■ Brief: From the records below, print only the part that opens with the line containing "Reproduce this chart with Plotly." and closes with the line containing "import plotly.graph_objects as go"; omit the pictures.
[Dataset start]
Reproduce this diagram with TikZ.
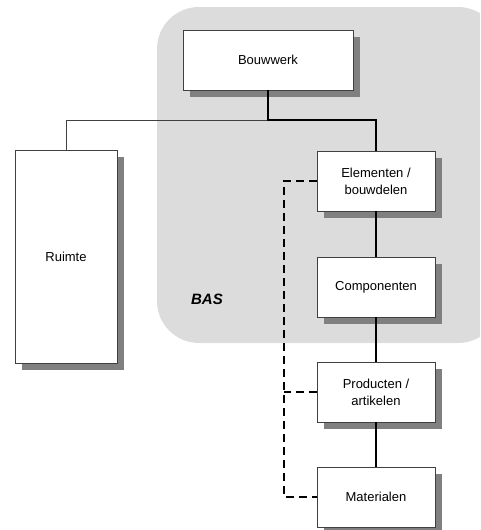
\documentclass[tikz,border=0pt]{standalone}
\usepackage{fontspec}
\setmainfont{Liberation Sans}
\usetikzlibrary{shadows}

\definecolor{basgrijs}{HTML}{DCDCDC}
\definecolor{schaduw}{HTML}{808080}
\definecolor{rand}{HTML}{404040}

\tikzset{
    blok/.style={rectangle, draw=rand, line width=0.8pt, fill=white, align=center,
        minimum width=118pt, minimum height=60pt, inner sep=2pt,
        font=\fontsize{13}{17}\selectfont,
        drop shadow={shadow xshift=7pt, shadow yshift=-7pt, fill=schaduw, opacity=1}},
    dik/.style={line width=2.6pt},
    dun/.style={line width=0.9pt, draw=rand},
    stippel/.style={line width=2.6pt, dash pattern=on 8pt off 5pt}
}

\begin{document}
\begin{tikzpicture}[x=1pt, y=-1pt]
    \clip (0,0) rectangle (480,530);
    % BAS gebied
    \fill[basgrijs, rounded corners=42pt] (157,7) rectangle (500,343);
    \node[font=\fontsize{15}{18}\selectfont\bfseries\itshape] (bas) at (207,299) {BAS};
    \path node[blok, minimum width=170pt] (bouwwerk) at (268,60) {Bouwwerk}
        node[blok, minimum width=102pt, minimum height=213pt] (ruimte) at (66,256.5) {Ruimte}
        node[blok] (elementen) at (376,181) {Elementen /\\bouwdelen}
        node[blok] (componenten) at (376,287) {Componenten}
        node[blok] (producten) at (376,392) {Producten /\\artikelen}
        node[blok] (materialen) at (376,497) {Materialen};
    \coordinate (knoop) at (268,120);
    \coordinate (stip) at (284,0);
       \draw[dun]   (ruimte) |- (knoop);
       \draw[dik]   (bouwwerk) -- (knoop) -| (elementen);
       \draw[dik]   (elementen) -- (componenten);
       \draw[dik]   (componenten) -- (producten);
       \draw[dik]   (producten) -- (materialen);
       \draw[stippel]   (elementen.west) -- (elementen.west -| stip) |- (materialen.west);
       \draw[stippel]   (producten.west) -- (producten.west -| stip);
\end{tikzpicture}
\end{document}
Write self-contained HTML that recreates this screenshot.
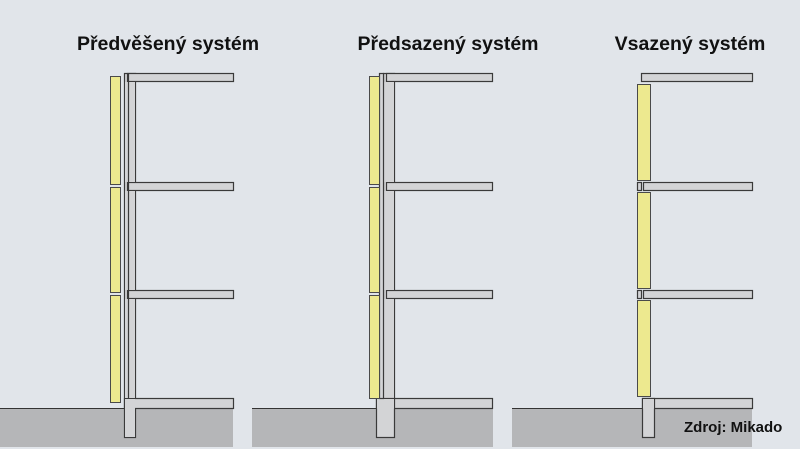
<!DOCTYPE html><html><head><style>body{margin:0}svg{display:block}text{font-family:"Liberation Sans",sans-serif;font-weight:bold;fill:#111}</style></head><body>
<svg width="800" height="449" viewBox="0 0 800 449">
<rect width="800" height="449" fill="#e1e5ea"/>
<g fill="#b5b6b8" stroke="none"><rect x="0" y="408" width="233" height="39"/><rect x="252" y="408" width="241" height="39"/><rect x="512" y="408" width="240" height="39"/></g>
<g stroke="#333" stroke-width="1"><line x1="0" y1="408.5" x2="124" y2="408.5"/><line x1="252" y1="408.5" x2="376" y2="408.5"/><line x1="512" y1="408.5" x2="642" y2="408.5"/></g>
<g font-size="19.5"><text x="168" y="50" text-anchor="middle">Předvěšený systém</text><text x="448" y="50" text-anchor="middle">Předsazený systém</text><text x="690" y="50" text-anchor="middle">Vsazený systém</text></g>
<g fill="#d3d4d6" stroke="#3a3a3a" stroke-width="1.2">
<!-- D1 -->
<rect x="124.5" y="73.5" width="11" height="364"/>
<rect x="127.5" y="73.5" width="106" height="8"/><rect x="127.5" y="182.5" width="106" height="8"/><rect x="127.5" y="290.5" width="106" height="8"/><rect x="124.5" y="398.5" width="109" height="10"/>
<rect x="125" y="82" width="10" height="100" stroke="none"/><rect x="125" y="191" width="10" height="99" stroke="none"/><rect x="125" y="299" width="10" height="99" stroke="none"/><rect x="125" y="399" width="10" height="38" stroke="none"/>
<line x1="128.5" y1="74" x2="128.5" y2="398"/>
<!-- D2 -->
<rect x="383.5" y="73.5" width="11" height="325"/>
<rect x="386.5" y="73.5" width="106" height="8"/><rect x="386.5" y="182.5" width="106" height="8"/><rect x="386.5" y="290.5" width="106" height="8"/><rect x="376.5" y="398.5" width="116" height="10"/>
<rect x="384" y="82" width="10" height="100" stroke="none"/><rect x="384" y="191" width="10" height="99" stroke="none"/><rect x="384" y="299" width="10" height="99" stroke="none"/>
<rect x="376.5" y="398.5" width="18" height="39"/><rect x="377" y="399" width="17" height="9.5" stroke="none"/>
<rect x="379.5" y="73.5" width="4" height="325"/>
<!-- D3 -->
<rect x="641.5" y="73.5" width="111" height="8"/><rect x="643.5" y="182.5" width="109" height="8"/><rect x="643.5" y="290.5" width="109" height="8"/>
<rect x="637.5" y="182.5" width="4" height="8"/><rect x="637.5" y="290.5" width="4" height="8"/>
<rect x="642.5" y="398.5" width="110" height="10"/><rect x="642.5" y="398.5" width="12" height="39"/><rect x="643" y="399" width="11" height="9.5" stroke="none"/>
</g>
<g fill="#ede98f" stroke="#4a4a4a" stroke-width="1">
<rect x="110.5" y="76.5" width="10" height="108"/><rect x="110.5" y="187.5" width="10" height="105"/><rect x="110.5" y="295.5" width="10" height="107"/>
<rect x="369.5" y="76.5" width="10" height="108"/><rect x="369.5" y="187.5" width="10" height="105"/><rect x="369.5" y="295.5" width="10" height="103"/>
<rect x="637.5" y="84.5" width="13" height="96"/><rect x="637.5" y="192.5" width="13" height="96"/><rect x="637.5" y="300.5" width="13" height="96"/>
</g>
<text x="684" y="432" font-size="15">Zdroj: Mikado</text>
</svg></body></html>
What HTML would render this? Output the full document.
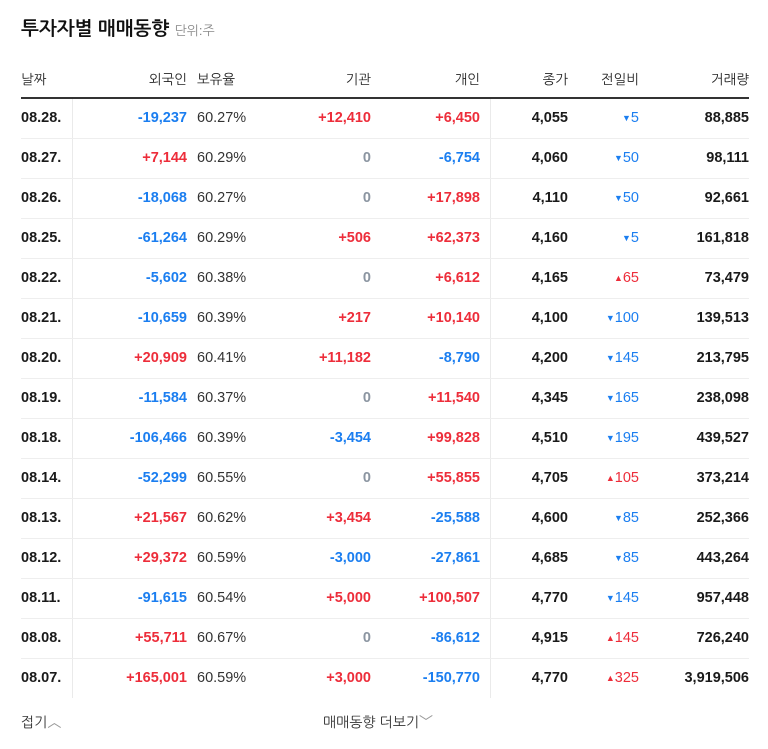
<!DOCTYPE html>
<html><head><meta charset="utf-8">
<style>
body{margin:0;background:#fff;width:768px;height:749px;overflow:hidden;position:relative;font-family:"Liberation Sans","NanumGothic","Noto Sans CJK KR",sans-serif;}
.a{position:absolute;white-space:nowrap;}
.t{position:absolute;font-size:14.5px;font-weight:bold;line-height:20px;white-space:nowrap;}
.r{text-align:right;}
.red{color:#ed2d3a}.blue{color:#1b7ef0}.gray{color:#8b95a1}.blk{color:#1a1a1a}
.hd{position:absolute;top:71px;font-size:13.5px;color:#222;line-height:18px;}
</style></head><body>
<div class="a" style="left:21px;top:19px;font-size:19px;font-weight:bold;color:#111;">투자자별 매매동향 <span style="font-size:13px;font-weight:normal;color:#888;">단위:주</span></div>
<div class="hd" style="left:21px">날짜</div>
<div class="hd r" style="right:581px">외국인</div>
<div class="hd" style="left:197px">보유율</div>
<div class="hd r" style="right:397px">기관</div>
<div class="hd r" style="right:288px">개인</div>
<div class="hd r" style="right:200px">종가</div>
<div class="hd r" style="right:129px">전일비</div>
<div class="hd r" style="right:19px">거래량</div>
<div class="a" style="left:21px;top:97px;width:728px;height:2px;background:#333"></div>
<div class="a" style="left:72px;top:99px;width:1px;height:599px;background:#eaeaea"></div>
<div class="a" style="left:490px;top:99px;width:1px;height:599px;background:#eaeaea"></div>
<div id="rows"></div>
<div class="a" style="left:21px;top:712px;font-size:14px;color:#333">접기<span style="color:#999">︿</span></div>
<div class="a" style="left:323px;top:712px;font-size:14px;color:#333">매매동향 더보기<span style="color:#999">﹀</span></div>
<script>
const dates=["08.28.","08.27.","08.26.","08.25.","08.22.","08.21.","08.20.","08.19.","08.18.","08.14.","08.13.","08.12.","08.11.","08.08.","08.07."];
const foreign=[-19237,7144,-18068,-61264,-5602,-10659,20909,-11584,-106466,-52299,21567,29372,-91615,55711,165001];
const holding=["60.27%","60.29%","60.27%","60.29%","60.38%","60.39%","60.41%","60.37%","60.39%","60.55%","60.62%","60.59%","60.54%","60.67%","60.59%"];
const inst=[12410,0,0,506,0,217,11182,0,-3454,0,3454,-3000,5000,0,3000];
const indiv=[6450,-6754,17898,62373,6612,10140,-8790,11540,99828,55855,-25588,-27861,100507,-86612,-150770];
const closeP=[4055,4060,4110,4160,4165,4100,4200,4345,4510,4705,4600,4685,4770,4915,4770];
const change=[-5,-50,-50,-5,65,-100,-145,-165,-195,105,-85,-85,-145,145,325];
const volume=[88885,98111,92661,161818,73479,139513,213795,238098,439527,373214,252366,443264,957448,726240,3919506];
const f=n=>n.toLocaleString('en-US');
const s=n=>n>0?'+'+f(n):f(n);
const c=n=>n>0?'red':n<0?'blue':'gray';
const root=document.getElementById('rows');
function cell(row,cls,style,txt,name){const d=document.createElement('div');d.className='t '+cls;d.setAttribute('style',style+';top:'+(108+row*40)+'px');d.textContent=txt;


root.appendChild(d);}
dates.forEach((d,i)=>{
 cell(i,'blk','left:21px',d,'date-cell');
 cell(i,'r '+c(foreign[i]),'right:581px',s(foreign[i]),'foreign-cell');
 const h=document.createElement('div');h.className='t';h.setAttribute('style','left:197px;font-weight:normal;color:#333;top:'+(108+i*40)+'px');h.textContent=holding[i];
 
 
 root.appendChild(h);
 cell(i,'r '+c(inst[i]),'right:397px',s(inst[i]),'institution-cell');
 cell(i,'r '+c(indiv[i]),'right:288px',s(indiv[i]),'individual-cell');
 cell(i,'r blk','right:200px',f(closeP[i]),'close-cell');
 const ch=document.createElement('div');ch.className='t r '+(change[i]>0?'red':'blue');ch.setAttribute('style','right:129px;font-weight:normal;top:'+(108+i*40)+'px');
 ch.innerHTML='<span style="font-size:9px;vertical-align:1px">'+(change[i]>0?'▲':'▼')+'</span>'+Math.abs(change[i]);
 
 
 root.appendChild(ch);
 cell(i,'r blk','right:19px',f(volume[i]),'volume-cell');
 if(i<dates.length-1){const l=document.createElement('div');l.className='a';l.setAttribute('style','left:21px;width:728px;height:1px;background:#eeeeee;top:'+(138+i*40)+'px');
 
 
 root.appendChild(l);}
});
</script>
</body></html>
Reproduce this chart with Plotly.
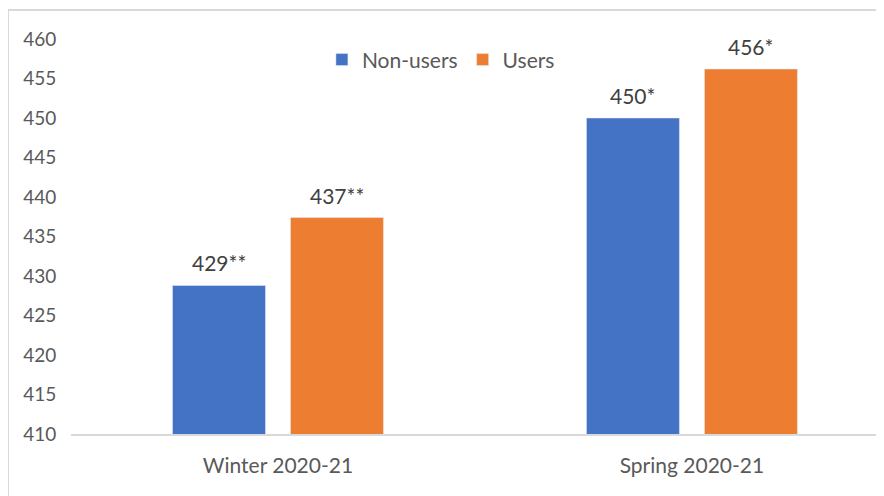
import plotly.graph_objects as go

categories = ["Winter 2020-21", "Spring 2020-21"]
non_users = [428.8, 450.0]
users = [437.4, 456.2]
non_users_labels = ["429**", "450*"]
users_labels = ["437**", "456*"]
y_ticks = [410, 415, 420, 425, 430, 435, 440, 445, 450, 455, 460]

FONT = "Lato, Carlito, Calibri, sans-serif"
BLUE = "#4472C4"
ORANGE = "#ED7D31"

fig = go.Figure()
fig.add_trace(go.Bar(name="Non-users", x=categories, y=non_users,
                     marker_color=BLUE, offsetgroup="a"))
fig.add_trace(go.Bar(name="Users", x=categories, y=users,
                     marker_color=ORANGE, offsetgroup="b"))

# data labels as annotations, positioned over each bar's group slot
slot = (1 - 0.43) / 2  # width of one bar slot in category units
annotations = []
for i, cat in enumerate(categories):
    for j, (vals, labs) in enumerate([(non_users, non_users_labels), (users, users_labels)]):
        annotations.append(dict(
            x=i + (j - 0.5) * slot, y=vals[i], xref="x", yref="y",
            text=labs[i], showarrow=False, yanchor="bottom", yshift=8,
            font=dict(size=21, color="#404040", family=FONT),
        ))

fig.update_layout(
    width=884, height=496,
    margin=dict(l=63, r=8, t=31, b=70),
    paper_bgcolor="white", plot_bgcolor="white",
    barmode="group", bargap=0.43, bargroupgap=0.212,
    font=dict(family=FONT, size=19, color="#595959"),
    showlegend=True,
    legend=dict(orientation="h", x=0.455, y=0.947, xanchor="center", yanchor="middle",
                font=dict(size=21, color="#595959"), bgcolor="rgba(0,0,0,0)",
                itemwidth=30, traceorder="normal"),
    xaxis=dict(range=[-0.5, 1.464], showgrid=False,
               tickvals=[0, 1], ticktext=categories,
               showline=True, linecolor="#d9d9d9", linewidth=2,
               ticks="outside", ticklen=12, tickcolor="rgba(0,0,0,0)",
               tickfont=dict(size=21, color="#595959")),
    yaxis=dict(range=[410, 460], tickvals=y_ticks, showgrid=False,
               zeroline=False, showline=False,
               ticks="outside", ticklen=10, tickcolor="rgba(0,0,0,0)",
               tickfont=dict(size=19, color="#595959")),
    annotations=annotations,
    shapes=[dict(type="rect", xref="paper", yref="paper",
                 x0=-63/813, x1=1.05, y0=-0.2, y1=(434-10)/395,
                 line=dict(color="#d9d9d9", width=2), fillcolor="rgba(0,0,0,0)",
                 layer="below")],
)

fig.write_html("out.html")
[Dataset end]
■ Output below:
Reproduce this chart with Plotly.
import plotly.graph_objects as go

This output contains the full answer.